*Short problem:*
Pictures do not belong in your copy. Repeat all the other data exactly.

*Available data:*

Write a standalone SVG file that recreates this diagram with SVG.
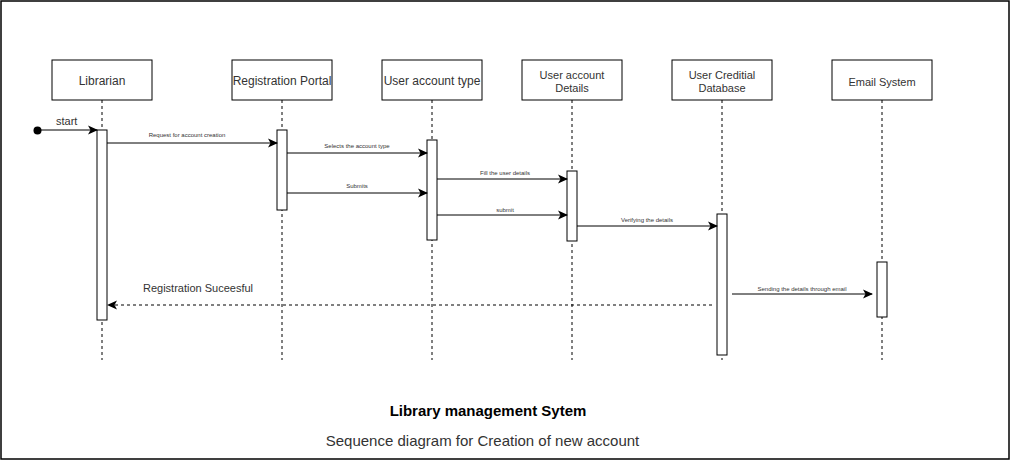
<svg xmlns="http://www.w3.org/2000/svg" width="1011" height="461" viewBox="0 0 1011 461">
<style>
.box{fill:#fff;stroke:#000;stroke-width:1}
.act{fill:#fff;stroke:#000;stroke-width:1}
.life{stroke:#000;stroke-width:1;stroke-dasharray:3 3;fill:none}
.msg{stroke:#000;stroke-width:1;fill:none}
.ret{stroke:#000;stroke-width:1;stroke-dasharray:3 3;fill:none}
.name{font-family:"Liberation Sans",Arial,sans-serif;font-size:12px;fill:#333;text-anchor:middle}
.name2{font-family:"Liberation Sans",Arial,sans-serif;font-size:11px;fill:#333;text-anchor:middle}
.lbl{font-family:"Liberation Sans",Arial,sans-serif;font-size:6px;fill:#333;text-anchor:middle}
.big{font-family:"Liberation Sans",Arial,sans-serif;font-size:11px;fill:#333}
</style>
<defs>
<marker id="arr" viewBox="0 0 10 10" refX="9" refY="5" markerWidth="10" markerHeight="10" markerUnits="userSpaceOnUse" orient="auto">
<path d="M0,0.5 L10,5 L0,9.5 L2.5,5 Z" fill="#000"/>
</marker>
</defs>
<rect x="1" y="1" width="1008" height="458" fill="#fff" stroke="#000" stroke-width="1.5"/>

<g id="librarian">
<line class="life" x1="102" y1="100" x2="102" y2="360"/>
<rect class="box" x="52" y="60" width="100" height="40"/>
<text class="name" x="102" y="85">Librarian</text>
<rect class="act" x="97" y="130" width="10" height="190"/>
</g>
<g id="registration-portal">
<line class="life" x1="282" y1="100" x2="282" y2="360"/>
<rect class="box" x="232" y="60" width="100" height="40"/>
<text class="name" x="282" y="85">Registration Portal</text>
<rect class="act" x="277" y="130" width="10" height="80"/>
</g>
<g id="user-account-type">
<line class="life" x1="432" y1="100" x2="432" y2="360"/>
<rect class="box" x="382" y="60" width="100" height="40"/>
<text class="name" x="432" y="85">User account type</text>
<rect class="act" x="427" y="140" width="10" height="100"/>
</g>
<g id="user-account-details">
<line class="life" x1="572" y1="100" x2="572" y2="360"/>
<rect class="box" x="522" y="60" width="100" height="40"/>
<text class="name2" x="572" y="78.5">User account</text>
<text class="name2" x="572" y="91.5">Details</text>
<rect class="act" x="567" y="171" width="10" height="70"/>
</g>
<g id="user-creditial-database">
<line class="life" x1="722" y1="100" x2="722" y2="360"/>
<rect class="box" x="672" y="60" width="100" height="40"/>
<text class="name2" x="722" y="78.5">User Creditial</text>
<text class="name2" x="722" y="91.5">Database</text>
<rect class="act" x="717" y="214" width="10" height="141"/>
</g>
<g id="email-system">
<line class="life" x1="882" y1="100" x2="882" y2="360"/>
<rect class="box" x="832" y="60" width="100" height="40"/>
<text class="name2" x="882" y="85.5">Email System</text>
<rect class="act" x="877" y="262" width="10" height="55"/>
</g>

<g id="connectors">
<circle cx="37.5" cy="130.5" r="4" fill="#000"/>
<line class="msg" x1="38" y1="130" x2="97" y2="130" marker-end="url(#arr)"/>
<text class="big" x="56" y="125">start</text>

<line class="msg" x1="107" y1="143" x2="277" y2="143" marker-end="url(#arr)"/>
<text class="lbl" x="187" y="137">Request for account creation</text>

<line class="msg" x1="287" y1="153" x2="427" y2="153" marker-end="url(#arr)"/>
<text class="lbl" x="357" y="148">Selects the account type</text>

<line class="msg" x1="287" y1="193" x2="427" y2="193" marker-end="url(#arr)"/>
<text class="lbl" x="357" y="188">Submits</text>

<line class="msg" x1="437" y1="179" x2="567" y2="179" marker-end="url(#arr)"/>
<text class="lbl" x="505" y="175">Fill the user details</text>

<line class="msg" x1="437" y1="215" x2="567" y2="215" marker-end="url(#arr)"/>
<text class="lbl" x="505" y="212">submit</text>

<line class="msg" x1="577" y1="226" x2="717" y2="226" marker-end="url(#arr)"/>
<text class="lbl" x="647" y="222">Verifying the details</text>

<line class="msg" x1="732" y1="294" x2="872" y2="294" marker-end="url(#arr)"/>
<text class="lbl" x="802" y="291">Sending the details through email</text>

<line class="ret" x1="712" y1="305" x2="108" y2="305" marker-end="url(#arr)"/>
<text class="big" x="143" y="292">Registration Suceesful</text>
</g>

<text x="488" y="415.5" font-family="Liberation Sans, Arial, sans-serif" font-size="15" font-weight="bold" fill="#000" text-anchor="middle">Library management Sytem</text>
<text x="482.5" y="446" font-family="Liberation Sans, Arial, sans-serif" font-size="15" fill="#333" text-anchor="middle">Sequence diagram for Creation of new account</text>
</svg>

*Solution for this exercise:*
Write a standalone SVG file that recreates this diagram with SVG.
<svg xmlns="http://www.w3.org/2000/svg" width="1011" height="461" viewBox="0 0 1011 461">
<style>
.box{fill:#fff;stroke:#000;stroke-width:1}
.act{fill:#fff;stroke:#000;stroke-width:1}
.life{stroke:#000;stroke-width:1;stroke-dasharray:3 3;fill:none}
.msg{stroke:#000;stroke-width:1;fill:none}
.ret{stroke:#000;stroke-width:1;stroke-dasharray:3 3;fill:none}
.name{font-family:"Liberation Sans",Arial,sans-serif;font-size:12px;fill:#333;text-anchor:middle}
.name2{font-family:"Liberation Sans",Arial,sans-serif;font-size:11px;fill:#333;text-anchor:middle}
.lbl{font-family:"Liberation Sans",Arial,sans-serif;font-size:6px;fill:#333;text-anchor:middle}
.big{font-family:"Liberation Sans",Arial,sans-serif;font-size:11px;fill:#333}
</style>
<defs>
<marker id="arr" viewBox="0 0 10 10" refX="9" refY="5" markerWidth="10" markerHeight="10" markerUnits="userSpaceOnUse" orient="auto">
<path d="M0,0.5 L10,5 L0,9.5 L2.5,5 Z" fill="#000"/>
</marker>
</defs>
<rect x="1" y="1" width="1008" height="458" fill="#fff" stroke="#000" stroke-width="1.5"/>

<g id="librarian">
<line class="life" x1="102" y1="100" x2="102" y2="360"/>
<rect class="box" x="52" y="60" width="100" height="40"/>
<text class="name" x="102" y="85">Librarian</text>
<rect class="act" x="97" y="130" width="10" height="190"/>
</g>
<g id="registration-portal">
<line class="life" x1="282" y1="100" x2="282" y2="360"/>
<rect class="box" x="232" y="60" width="100" height="40"/>
<text class="name" x="282" y="85">Registration Portal</text>
<rect class="act" x="277" y="130" width="10" height="80"/>
</g>
<g id="user-account-type">
<line class="life" x1="432" y1="100" x2="432" y2="360"/>
<rect class="box" x="382" y="60" width="100" height="40"/>
<text class="name" x="432" y="85">User account type</text>
<rect class="act" x="427" y="140" width="10" height="100"/>
</g>
<g id="user-account-details">
<line class="life" x1="572" y1="100" x2="572" y2="360"/>
<rect class="box" x="522" y="60" width="100" height="40"/>
<text class="name2" x="572" y="78.5">User account</text>
<text class="name2" x="572" y="91.5">Details</text>
<rect class="act" x="567" y="171" width="10" height="70"/>
</g>
<g id="user-creditial-database">
<line class="life" x1="722" y1="100" x2="722" y2="360"/>
<rect class="box" x="672" y="60" width="100" height="40"/>
<text class="name2" x="722" y="78.5">User Creditial</text>
<text class="name2" x="722" y="91.5">Database</text>
<rect class="act" x="717" y="214" width="10" height="141"/>
</g>
<g id="email-system">
<line class="life" x1="882" y1="100" x2="882" y2="360"/>
<rect class="box" x="832" y="60" width="100" height="40"/>
<text class="name2" x="882" y="85.5">Email System</text>
<rect class="act" x="877" y="262" width="10" height="55"/>
</g>

<g id="connectors">
<circle cx="37.5" cy="130.5" r="4" fill="#000"/>
<line class="msg" x1="38" y1="130" x2="97" y2="130" marker-end="url(#arr)"/>
<text class="big" x="56" y="125">start</text>

<line class="msg" x1="107" y1="143" x2="277" y2="143" marker-end="url(#arr)"/>
<text class="lbl" x="187" y="137">Request for account creation</text>

<line class="msg" x1="287" y1="153" x2="427" y2="153" marker-end="url(#arr)"/>
<text class="lbl" x="357" y="148">Selects the account type</text>

<line class="msg" x1="287" y1="193" x2="427" y2="193" marker-end="url(#arr)"/>
<text class="lbl" x="357" y="188">Submits</text>

<line class="msg" x1="437" y1="179" x2="567" y2="179" marker-end="url(#arr)"/>
<text class="lbl" x="505" y="175">Fill the user details</text>

<line class="msg" x1="437" y1="215" x2="567" y2="215" marker-end="url(#arr)"/>
<text class="lbl" x="505" y="212">submit</text>

<line class="msg" x1="577" y1="226" x2="717" y2="226" marker-end="url(#arr)"/>
<text class="lbl" x="647" y="222">Verifying the details</text>

<line class="msg" x1="732" y1="294" x2="872" y2="294" marker-end="url(#arr)"/>
<text class="lbl" x="802" y="291">Sending the details through email</text>

<line class="ret" x1="712" y1="305" x2="108" y2="305" marker-end="url(#arr)"/>
<text class="big" x="143" y="292">Registration Suceesful</text>
</g>

<text x="488" y="415.5" font-family="Liberation Sans, Arial, sans-serif" font-size="15" font-weight="bold" fill="#000" text-anchor="middle">Library management Sytem</text>
<text x="482.5" y="446" font-family="Liberation Sans, Arial, sans-serif" font-size="15" fill="#333" text-anchor="middle">Sequence diagram for Creation of new account</text>
</svg>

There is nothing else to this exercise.